There's a reason why tools like OAuth2 and OpenID Connect (OIDC) emerged. Both themselves are APIs, abstracting away the details of how to authorize and authenticate users. This allows different providers to offer their implementation of the API contract, e.g. Okta, Auth0, etc... As a user of such tools you're now free to switch vendors if all you're relying on is OIDC for authentication.
Relying on standards means you can choose between implementations. It also means it's easy to find developers with experience to use these standards if they are widely used. Keep that in mind when choosing a SaaS with a proprietary auth implementation.
Relying on a SaaS provider is a risk
Graphcool shut down their service because they realised they cannot scale their company in the way they want.
Other vendors might as well realise that generated APIs have their limitations and building a sustainable business with that in mind is hard.

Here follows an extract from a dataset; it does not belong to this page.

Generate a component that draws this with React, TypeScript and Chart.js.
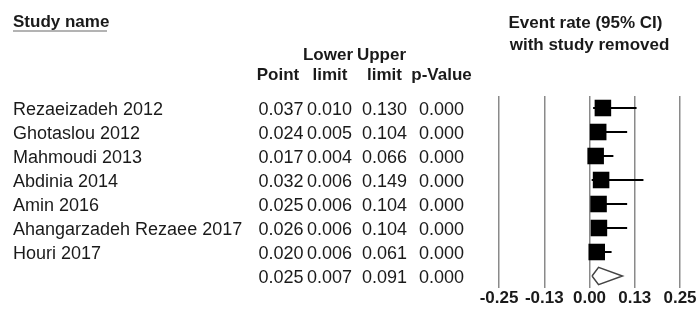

You should be aware of the risk of using such a provider.
At any time, they might announce that they discontinue their service when they realise that it's not a sustainable business model.
VC's might as well understand that they've bet on the wrong trend and pull the plug of some companies.
We've looked at the history of generated APIs.
We've recognized that generated APIs are amazing for prototyping and small projects. They can be a tremendous time saver in the beginning of a project. However, we also acknowledged that generated APIs are hard to scale beyond small projects and teams.
We talked about the fact that generated APIs on top of databases stands in the way of properly designing APIs. We tackled the importance of API design and how APIs could be almost useless if you skip the design phase.
We looked into how exposing your database through an API violates the principle of information hiding.
It's clear to us that not implementing business logic in the API layer create another set of problems.
As an escape route, we looked into using GraphQL as an ORM but realized that it's not designed for this use case.
Finally, we discussed the risk of tight coupling, especially when relying on proprietary features of a SaaS provider.
Good use cases
What's left to say is that the idea of having a GraphQL database is not bad at all. The idea of wrapping database system with a GraphQL layer can also have value.
It's about how vendors market these solutions and how they educate their users to use their tools.
You could definitely use these tools to talk to your database using GraphQL. I'd personally prefer to use SQL or an ORM but that's personal preference.
A company like Hasura could provide GraphQL interfaces on top of any possible database. This could be an excellent niche tool to make it easier to build ETL pipelines. The problem with this is that it's a not so cool story to tell the VC's.
It's simply cooler to tell people to get "Instant GraphQL with authorization".
Ways to go from here and practical advice
Now that this rant comes to an end, I'd also like to give some advice on what could be a good direction to go.
First, as a potential customer of generated API solutions, I hope you are now aware of the trade-offs you're making.
Second, a word to all the companies working on solutions that generate APIs.
I really appreciate all the work you're doing. We all know, building APIs is hard, making this easier is our common goal. Generated APIs are not the solution, I think. Consider pivoting into other directions, like e.g. what Graphcool/Prisma did. We need more tools that make it easier to design, implement, iterate and publish APIs.